§ **Data**:

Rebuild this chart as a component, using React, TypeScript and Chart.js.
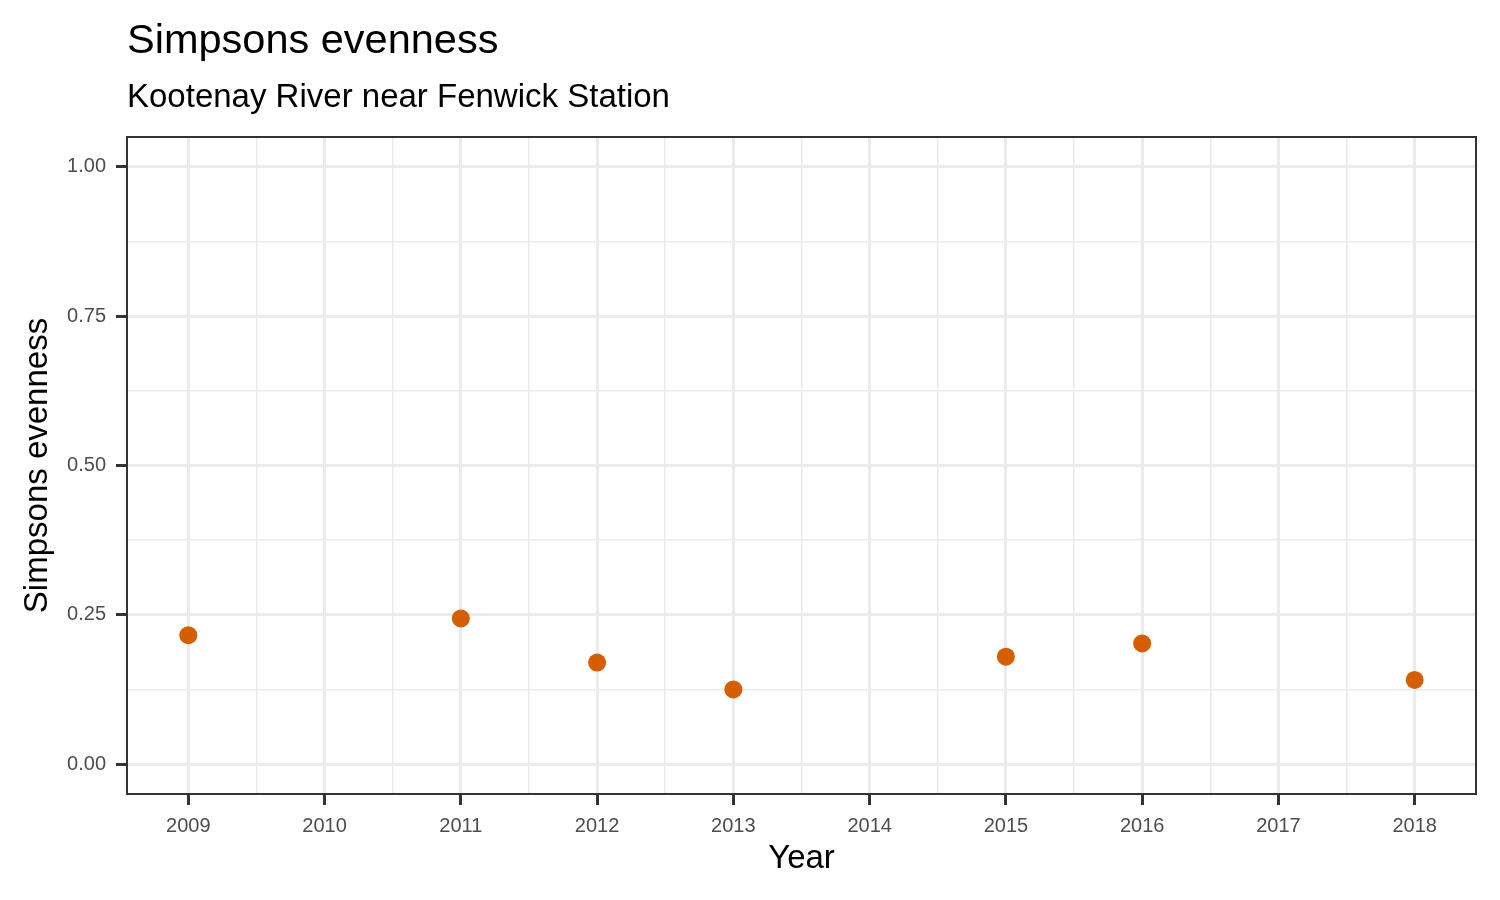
import React, { useEffect, useRef } from "react";
import { Chart, registerables } from "chart.js";

Chart.register(...registerables);

// ---- data ----
const years = [2009, 2011, 2012, 2013, 2015, 2016, 2018];
const evenness = [0.216, 0.244, 0.17, 0.125, 0.18, 0.202, 0.141];

const xMajorTicks = [2009, 2010, 2011, 2012, 2013, 2014, 2015, 2016, 2017, 2018];
const yMajorTicks = [0, 0.25, 0.5, 0.75, 1.0];

const titleText = "Simpsons evenness";
const subtitleText = "Kootenay River near Fenwick Station";
const xTitleText = "Year";
const yTitleText = "Simpsons evenness";

// ---- helpers ----
const midpoints = (arr: number[]) => {
  const out: number[] = [];
  for (let i = 0; i < arr.length - 1; i++) out.push((arr[i] + arr[i + 1]) / 2);
  return out;
};
const xAllTicks = [...xMajorTicks, ...midpoints(xMajorTicks)].sort((a, b) => a - b);
const yAllTicks = [...yMajorTicks, ...midpoints(yMajorTicks)].sort((a, b) => a - b);
const isMajor = (list: number[], v: number) => list.some((m) => Math.abs(m - v) < 1e-9);

const FONT = "'Liberation Sans', Arial, Helvetica, sans-serif";
const GRID = "#EBEBEB";
const DARK = "#333333";

const textPlugin = {
  id: "ggText",
  afterDraw(chart: any) {
    const { ctx, chartArea } = chart;
    ctx.save();
    // panel border
    ctx.strokeStyle = DARK;
    ctx.lineWidth = 2;
    ctx.strokeRect(chartArea.left, chartArea.top, chartArea.right - chartArea.left, chartArea.bottom - chartArea.top);

    ctx.fillStyle = "#000000";
    ctx.textBaseline = "alphabetic";
    ctx.textAlign = "left";
    ctx.font = `41.5px ${FONT}`;
    ctx.fillText(titleText, chartArea.left, 53);
    ctx.font = `33px ${FONT}`;
    ctx.fillText(subtitleText, chartArea.left, 107);

    ctx.textAlign = "center";
    ctx.font = `33px ${FONT}`;
    ctx.fillText(xTitleText, (chartArea.left + chartArea.right) / 2, 868);

    ctx.translate(47, (chartArea.top + chartArea.bottom) / 2);
    ctx.rotate(-Math.PI / 2);
    ctx.fillText(yTitleText, 0, 0);
    ctx.restore();
  },
};

export default function App() {
  const canvasRef = useRef<HTMLCanvasElement | null>(null);

  useEffect(() => {
    document.body.style.margin = "0";
    const canvas = canvasRef.current;
    if (!canvas) return;
    const chart = new Chart(canvas, {
      type: "scatter",
      data: {
        datasets: [
          {
            data: years.map((y, i) => ({ x: y, y: evenness[i] })),
            backgroundColor: "#D55E00",
            borderWidth: 0,
            pointRadius: 9,
            pointHoverRadius: 9,
          },
        ],
      },
      options: {
        animation: false,
        responsive: false,
        devicePixelRatio: 1,
        layout: { padding: { top: 137, right: 24, left: 0, bottom: 0 } },
        plugins: {
          legend: { display: false },
          tooltip: { enabled: false },
          title: { display: false },
        },
        scales: {
          x: {
            type: "linear",
            min: 2008.55,
            max: 2018.45,
            afterBuildTicks: (s: any) => {
              s.ticks = xAllTicks.map((v) => ({ value: v }));
            },
            afterFit: (s: any) => {
              s.height = 106;
            },
            border: { display: false },
            grid: {
              color: GRID,
              lineWidth: (c: any) => (c.tick && isMajor(xMajorTicks, c.tick.value) ? 3 : 1.5),
              tickColor: (c: any) => (c.tick && isMajor(xMajorTicks, c.tick.value) ? DARK : "rgba(0,0,0,0)"),
              tickLength: 11,
              tickWidth: 3,
              drawTicks: true,
            },
            ticks: {
              autoSkip: false,
              maxRotation: 0,
              minRotation: 0,
              padding: 9,
              color: "#4D4D4D",
              font: { family: FONT, size: 20 },
              callback: (v: any) => (isMajor(xMajorTicks, Number(v)) ? String(Math.round(Number(v))) : ""),
            },
          },
          y: {
            type: "linear",
            min: -0.05,
            max: 1.05,
            afterBuildTicks: (s: any) => {
              s.ticks = yAllTicks.map((v) => ({ value: v }));
            },
            afterFit: (s: any) => {
              s.width = 127;
            },
            border: { display: false },
            grid: {
              color: GRID,
              lineWidth: (c: any) => (c.tick && isMajor(yMajorTicks, c.tick.value) ? 3 : 1.5),
              tickColor: (c: any) => (c.tick && isMajor(yMajorTicks, c.tick.value) ? DARK : "rgba(0,0,0,0)"),
              tickLength: 11,
              tickWidth: 3,
              drawTicks: true,
            },
            ticks: {
              autoSkip: false,
              padding: 10,
              color: "#4D4D4D",
              font: { family: FONT, size: 20 },
              callback: (v: any) => (isMajor(yMajorTicks, Number(v)) ? Number(v).toFixed(2) : ""),
            },
          },
        },
      },
      plugins: [textPlugin],
    });
    return () => chart.destroy();
  }, []);

  return (
    <div style={{ position: "absolute", left: 0, top: 0, width: 1500, height: 900, background: "#fff" }}>
      <canvas ref={canvasRef} width={1500} height={900} style={{ width: 1500, height: 900 }} />
    </div>
  );
}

§ **Task prompt**:
Pull out every line above that holds the word "React".

§ **Task response**:
Rebuild this chart as a component, using React, TypeScript and Chart.js.
import React, { useEffect, useRef } from "react";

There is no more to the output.